Anne of Cleves by Hans Holbein. She may not have the face that launched a thousand ships, but still, come on Henry, she’s not mugly!
So Cromwell was not resting easily with the future of the kingdom residing on the slender, shaking shoulders of Henry’s son, Edward, and pressed Henry to remarry. The Duke of Cleves was in dispute with the Holy Roman Emperor Charles V, with whom Henry was having issues, but then who didn’t he have issues with? So the Duke’s daughter, Anne, was a good strategic match on paper. Henry did dispatch the court painter, Hans Holbein, to get real likenesses of all the potential queens of England. Either Holbein was too flattering in his portrayal of Anne or Henry was just not mentally in the mood for the match from the beginning. You have all heard of love at first sight. Well, Henry experienced loathing at first sight. Months later, he swore the marriage was never consummated due to the inability of Henry to mask his repugnance long enough to get the English flag to rise.
He might have tried extinguishing the candles, lying back, and thinking of England.
Meanwhile, Henry became enamored with the 17 year old Catherine Howard, who seemed to have put the lead back in the royal poxy pencil.
Here we go again.
I cannot deny the battering at my door. I must hurry!
So…”Cromwell was quite prepared to act ruthlessly, even when political and religious issues were not involved, but he was always concerned to use the due process of the law.” David Loades talked about what is known of the statesman and how little is known of the man himself. Hilary Mantel explored the man more than the statesman in her excellent duo of books Wolf Hall and Bring up the Bodies. We saw the charitable man (he fed 200 men and women every day at his house, an early soup kitchen) and the man interested in intellectual pursuits.
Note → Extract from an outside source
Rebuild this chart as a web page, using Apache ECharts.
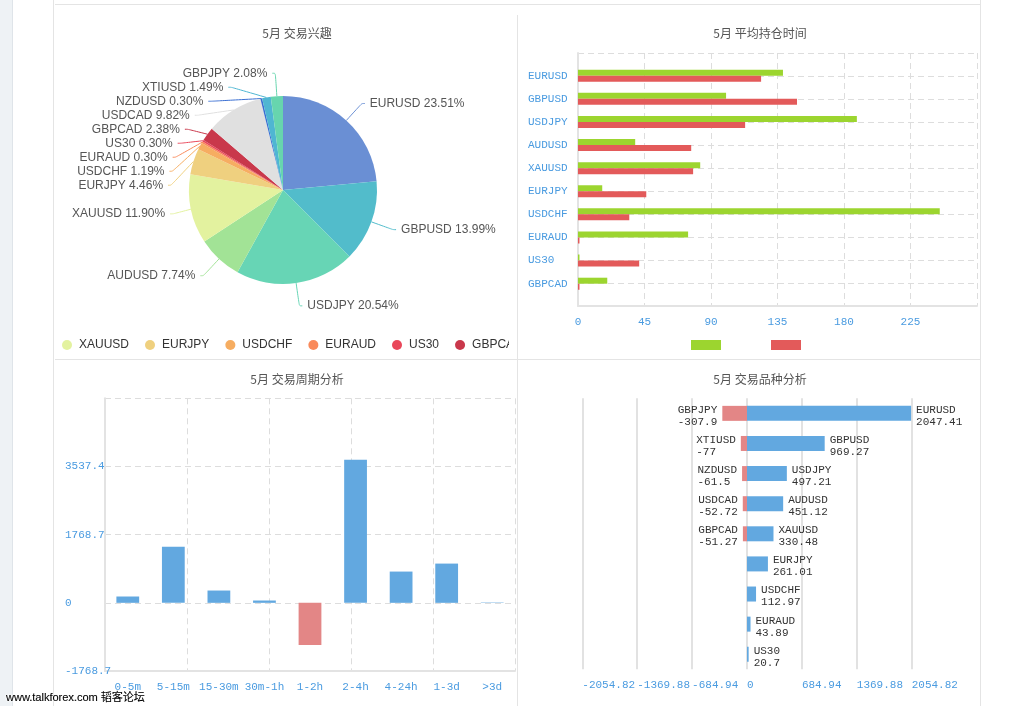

I couldn’t help but like, nay love, the man whom Mantel shared with us. Can a man be so ruthless in his politics and so kind in his private life?
I’d like to think so.
Loades did an excellent job of separating the myth from what can be proven and painted a portrait of a man who was the consummate loyal official. Cromwell, in the course of the dissolution, made sure that Henry retained enough lands to make him rich enough to not have to go begging for money from the royal families and made sure that those same families were rewarded with enough land that they would have to support the crown in the future. He made Henry the first English king to be Royal Supreme.
Thomas Cromwell, a man of no illusions.
Cromwell’s head was rather sloppily parted from his body. The executioner must have been an incompetent fool, or maybe Cromwell whispered in his ear that he would be coming for him from the afterlife and that made his hands slippery with sweat, but either way it was a botched job. Henry was soon remorseful at his impetuous, foolish decision to execute Cromwell. ”It was not long before Henry was regretting his precipitate action in getting rid of him. Policy continued to be in the king’s hands, but government would never be the same.”
Unhand me, you loutish brutes! A pox on all your whoreson houses! Could someone please send books to The Tower?!?!